[Start Information supplied]

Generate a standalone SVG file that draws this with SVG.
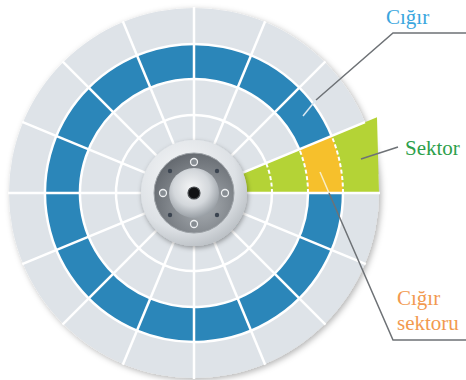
<svg xmlns="http://www.w3.org/2000/svg" xmlns:xlink="http://www.w3.org/1999/xlink" width="466" height="380" viewBox="0 0 466 380">
  <style>
    .ring { fill: none; stroke: #ffffff; stroke-width: 2.5; }
    .dash { fill: none; stroke: #ffffff; stroke-width: 2; stroke-dasharray: 4 2.5; }
    .spoke { stroke: #ffffff; stroke-width: 2.5; }
    .lead { fill: none; stroke: #6e7276; stroke-width: 1.5; }
    .lbl { font-family: "Liberation Serif", "Times New Roman", serif; font-size: 21px; }
  </style>
  <defs>
    <filter id="shadow" x="-10%" y="-10%" width="120%" height="120%">
      <feDropShadow dx="2" dy="2" stdDeviation="3" flood-color="#000" flood-opacity="0.3"/>
    </filter>
    <filter id="hubShadow" x="-20%" y="-20%" width="140%" height="140%">
      <feDropShadow dx="1" dy="2" stdDeviation="2.5" flood-color="#000" flood-opacity="0.35"/>
    </filter>
    <radialGradient id="hubOuter" cx="0.4" cy="0.35" r="0.7">
      <stop offset="0" stop-color="#f7f8f9"/>
      <stop offset="0.7" stop-color="#dde1e5"/>
      <stop offset="1" stop-color="#b9bec3"/>
    </radialGradient>
    <radialGradient id="hubDark" cx="0.6" cy="0.65" r="0.7">
      <stop offset="0" stop-color="#a9aeb3"/>
      <stop offset="1" stop-color="#62676d"/>
    </radialGradient>
    <radialGradient id="hubBoss" cx="0.45" cy="0.4" r="0.6">
      <stop offset="0" stop-color="#f4f5f6"/>
      <stop offset="0.6" stop-color="#d3d7db"/>
      <stop offset="1" stop-color="#9aa0a6"/>
    </radialGradient>
    <line id="spk" class="spoke" x1="247" y1="193" x2="380" y2="193"/>
  </defs>

  <!-- platter with its concentric bands -->
  <g id="platter">
    <circle cx="194" cy="193" r="185" fill="#dee3e8" filter="url(#shadow)"/>
  </g>

  <!-- the highlighted track -->
  <g id="track">
    <circle cx="194" cy="193" r="131.5" fill="none" stroke="#2b86b9" stroke-width="35"/>
  </g>

  <!-- one sector, clipped straight on its outer side -->
  <g id="sector">
    <path d="M247 193 L379 193 L377 117.2 L243 172.7 A53 53 0 0 1 247 193 Z" fill="#b4d336"/>
  </g>

  <!-- track sector (track x sector) -->
  <g id="track-sector">
    <path d="M308 193 L343 193 A149 149 0 0 0 331.66 135.98 L299.32 149.37 A114 114 0 0 1 308 193 Z" fill="#f6c02c"/>
  </g>

  <!-- band boundaries: solid outside the sector, dashed inside it -->
  <g id="grid">
    <path class="ring" d="M272 193 A78 78 0 1 1 266.06 163.15"/>
    <path class="ring" d="M308 193 A114 114 0 1 1 299.32 149.37"/>
    <path class="ring" d="M343 193 A149 149 0 1 1 331.66 135.98"/>
    <path class="dash" d="M272 193 A78 78 0 0 0 266.06 163.15"/>
    <path class="dash" d="M308 193 A114 114 0 0 0 299.32 149.37"/>
    <path class="dash" d="M343 193 A149 149 0 0 0 331.66 135.98"/>
    <use xlink:href="#spk"/>
    <use xlink:href="#spk" transform="rotate(22.5 194 193)"/>
    <use xlink:href="#spk" transform="rotate(45 194 193)"/>
    <use xlink:href="#spk" transform="rotate(67.5 194 193)"/>
    <use xlink:href="#spk" transform="rotate(90 194 193)"/>
    <use xlink:href="#spk" transform="rotate(112.5 194 193)"/>
    <use xlink:href="#spk" transform="rotate(135 194 193)"/>
    <use xlink:href="#spk" transform="rotate(157.5 194 193)"/>
    <use xlink:href="#spk" transform="rotate(180 194 193)"/>
    <use xlink:href="#spk" transform="rotate(202.5 194 193)"/>
    <use xlink:href="#spk" transform="rotate(225 194 193)"/>
    <use xlink:href="#spk" transform="rotate(247.5 194 193)"/>
    <use xlink:href="#spk" transform="rotate(270 194 193)"/>
    <use xlink:href="#spk" transform="rotate(292.5 194 193)"/>
    <use xlink:href="#spk" transform="rotate(315 194 193)"/>
    <line class="spoke" x1="243" y1="172.7" x2="365" y2="122.2" stroke-width="1.5"/>
  </g>

  <!-- spindle hub -->
  <g id="hub">
    <circle cx="194" cy="193" r="53" fill="url(#hubOuter)" filter="url(#hubShadow)"/>
    <circle cx="194" cy="193" r="40" fill="url(#hubDark)" stroke="#9ca1a6" stroke-width="1"/>
    <circle cx="194" cy="193" r="25" fill="url(#hubBoss)"/>
    <circle cx="194" cy="193" r="6" fill="#111214" stroke="#4a4e52" stroke-width="1.2"/>
    <g fill="#878d93" stroke="#eef0f2" stroke-width="1.3">
      <circle cx="194" cy="162" r="3.5"/>
      <circle cx="194" cy="224" r="3.5"/>
      <circle cx="163" cy="193" r="3.5"/>
      <circle cx="225" cy="193" r="3.5"/>
    </g>
    <g fill="#3b4450">
      <circle cx="170" cy="171" r="2.2"/>
      <circle cx="217" cy="171" r="2.2"/>
      <circle cx="170" cy="215" r="2.2"/>
      <circle cx="217" cy="215" r="2.2"/>
    </g>
  </g>

  <!-- leader lines -->
  <g id="leaders">
    <line x1="303" y1="116" x2="316" y2="100" stroke="#d9e8f2" stroke-width="1.5"/>
    <polyline class="lead" points="316,100 393,33 466,33"/>
    <line class="lead" x1="361" y1="159" x2="398" y2="147"/>
    <line x1="320" y1="172" x2="329" y2="193" stroke="#f8edc8" stroke-width="1.5"/>
    <polyline class="lead" points="329,193 393,340 466,340"/>
  </g>

  <!-- labels -->
  <g id="label-track">
    <text class="lbl" x="386" y="24" fill="#3aa6de">Cığır</text>
  </g>
  <g id="label-sector">
    <text class="lbl" x="405" y="155" fill="#2e9f4b">Sektor</text>
  </g>
  <g id="label-track-sector">
    <text class="lbl" x="397" y="305" fill="#f29a4f">Cığır</text>
    <text class="lbl" x="397" y="330" fill="#f29a4f">sektoru</text>
  </g>
</svg>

[End Information supplied]

Omit the pictures and output all of the other material exactly.

Generate a standalone SVG file that draws this with SVG.
<svg xmlns="http://www.w3.org/2000/svg" xmlns:xlink="http://www.w3.org/1999/xlink" width="466" height="380" viewBox="0 0 466 380">
  <style>
    .ring { fill: none; stroke: #ffffff; stroke-width: 2.5; }
    .dash { fill: none; stroke: #ffffff; stroke-width: 2; stroke-dasharray: 4 2.5; }
    .spoke { stroke: #ffffff; stroke-width: 2.5; }
    .lead { fill: none; stroke: #6e7276; stroke-width: 1.5; }
    .lbl { font-family: "Liberation Serif", "Times New Roman", serif; font-size: 21px; }
  </style>
  <defs>
    <filter id="shadow" x="-10%" y="-10%" width="120%" height="120%">
      <feDropShadow dx="2" dy="2" stdDeviation="3" flood-color="#000" flood-opacity="0.3"/>
    </filter>
    <filter id="hubShadow" x="-20%" y="-20%" width="140%" height="140%">
      <feDropShadow dx="1" dy="2" stdDeviation="2.5" flood-color="#000" flood-opacity="0.35"/>
    </filter>
    <radialGradient id="hubOuter" cx="0.4" cy="0.35" r="0.7">
      <stop offset="0" stop-color="#f7f8f9"/>
      <stop offset="0.7" stop-color="#dde1e5"/>
      <stop offset="1" stop-color="#b9bec3"/>
    </radialGradient>
    <radialGradient id="hubDark" cx="0.6" cy="0.65" r="0.7">
      <stop offset="0" stop-color="#a9aeb3"/>
      <stop offset="1" stop-color="#62676d"/>
    </radialGradient>
    <radialGradient id="hubBoss" cx="0.45" cy="0.4" r="0.6">
      <stop offset="0" stop-color="#f4f5f6"/>
      <stop offset="0.6" stop-color="#d3d7db"/>
      <stop offset="1" stop-color="#9aa0a6"/>
    </radialGradient>
    <line id="spk" class="spoke" x1="247" y1="193" x2="380" y2="193"/>
  </defs>

  <!-- platter with its concentric bands -->
  <g id="platter">
    <circle cx="194" cy="193" r="185" fill="#dee3e8" filter="url(#shadow)"/>
  </g>

  <!-- the highlighted track -->
  <g id="track">
    <circle cx="194" cy="193" r="131.5" fill="none" stroke="#2b86b9" stroke-width="35"/>
  </g>

  <!-- one sector, clipped straight on its outer side -->
  <g id="sector">
    <path d="M247 193 L379 193 L377 117.2 L243 172.7 A53 53 0 0 1 247 193 Z" fill="#b4d336"/>
  </g>

  <!-- track sector (track x sector) -->
  <g id="track-sector">
    <path d="M308 193 L343 193 A149 149 0 0 0 331.66 135.98 L299.32 149.37 A114 114 0 0 1 308 193 Z" fill="#f6c02c"/>
  </g>

  <!-- band boundaries: solid outside the sector, dashed inside it -->
  <g id="grid">
    <path class="ring" d="M272 193 A78 78 0 1 1 266.06 163.15"/>
    <path class="ring" d="M308 193 A114 114 0 1 1 299.32 149.37"/>
    <path class="ring" d="M343 193 A149 149 0 1 1 331.66 135.98"/>
    <path class="dash" d="M272 193 A78 78 0 0 0 266.06 163.15"/>
    <path class="dash" d="M308 193 A114 114 0 0 0 299.32 149.37"/>
    <path class="dash" d="M343 193 A149 149 0 0 0 331.66 135.98"/>
    <use xlink:href="#spk"/>
    <use xlink:href="#spk" transform="rotate(22.5 194 193)"/>
    <use xlink:href="#spk" transform="rotate(45 194 193)"/>
    <use xlink:href="#spk" transform="rotate(67.5 194 193)"/>
    <use xlink:href="#spk" transform="rotate(90 194 193)"/>
    <use xlink:href="#spk" transform="rotate(112.5 194 193)"/>
    <use xlink:href="#spk" transform="rotate(135 194 193)"/>
    <use xlink:href="#spk" transform="rotate(157.5 194 193)"/>
    <use xlink:href="#spk" transform="rotate(180 194 193)"/>
    <use xlink:href="#spk" transform="rotate(202.5 194 193)"/>
    <use xlink:href="#spk" transform="rotate(225 194 193)"/>
    <use xlink:href="#spk" transform="rotate(247.5 194 193)"/>
    <use xlink:href="#spk" transform="rotate(270 194 193)"/>
    <use xlink:href="#spk" transform="rotate(292.5 194 193)"/>
    <use xlink:href="#spk" transform="rotate(315 194 193)"/>
    <line class="spoke" x1="243" y1="172.7" x2="365" y2="122.2" stroke-width="1.5"/>
  </g>

  <!-- spindle hub -->
  <g id="hub">
    <circle cx="194" cy="193" r="53" fill="url(#hubOuter)" filter="url(#hubShadow)"/>
    <circle cx="194" cy="193" r="40" fill="url(#hubDark)" stroke="#9ca1a6" stroke-width="1"/>
    <circle cx="194" cy="193" r="25" fill="url(#hubBoss)"/>
    <circle cx="194" cy="193" r="6" fill="#111214" stroke="#4a4e52" stroke-width="1.2"/>
    <g fill="#878d93" stroke="#eef0f2" stroke-width="1.3">
      <circle cx="194" cy="162" r="3.5"/>
      <circle cx="194" cy="224" r="3.5"/>
      <circle cx="163" cy="193" r="3.5"/>
      <circle cx="225" cy="193" r="3.5"/>
    </g>
    <g fill="#3b4450">
      <circle cx="170" cy="171" r="2.2"/>
      <circle cx="217" cy="171" r="2.2"/>
      <circle cx="170" cy="215" r="2.2"/>
      <circle cx="217" cy="215" r="2.2"/>
    </g>
  </g>

  <!-- leader lines -->
  <g id="leaders">
    <line x1="303" y1="116" x2="316" y2="100" stroke="#d9e8f2" stroke-width="1.5"/>
    <polyline class="lead" points="316,100 393,33 466,33"/>
    <line class="lead" x1="361" y1="159" x2="398" y2="147"/>
    <line x1="320" y1="172" x2="329" y2="193" stroke="#f8edc8" stroke-width="1.5"/>
    <polyline class="lead" points="329,193 393,340 466,340"/>
  </g>

  <!-- labels -->
  <g id="label-track">
    <text class="lbl" x="386" y="24" fill="#3aa6de">Cığır</text>
  </g>
  <g id="label-sector">
    <text class="lbl" x="405" y="155" fill="#2e9f4b">Sektor</text>
  </g>
  <g id="label-track-sector">
    <text class="lbl" x="397" y="305" fill="#f29a4f">Cığır</text>
    <text class="lbl" x="397" y="330" fill="#f29a4f">sektoru</text>
  </g>
</svg>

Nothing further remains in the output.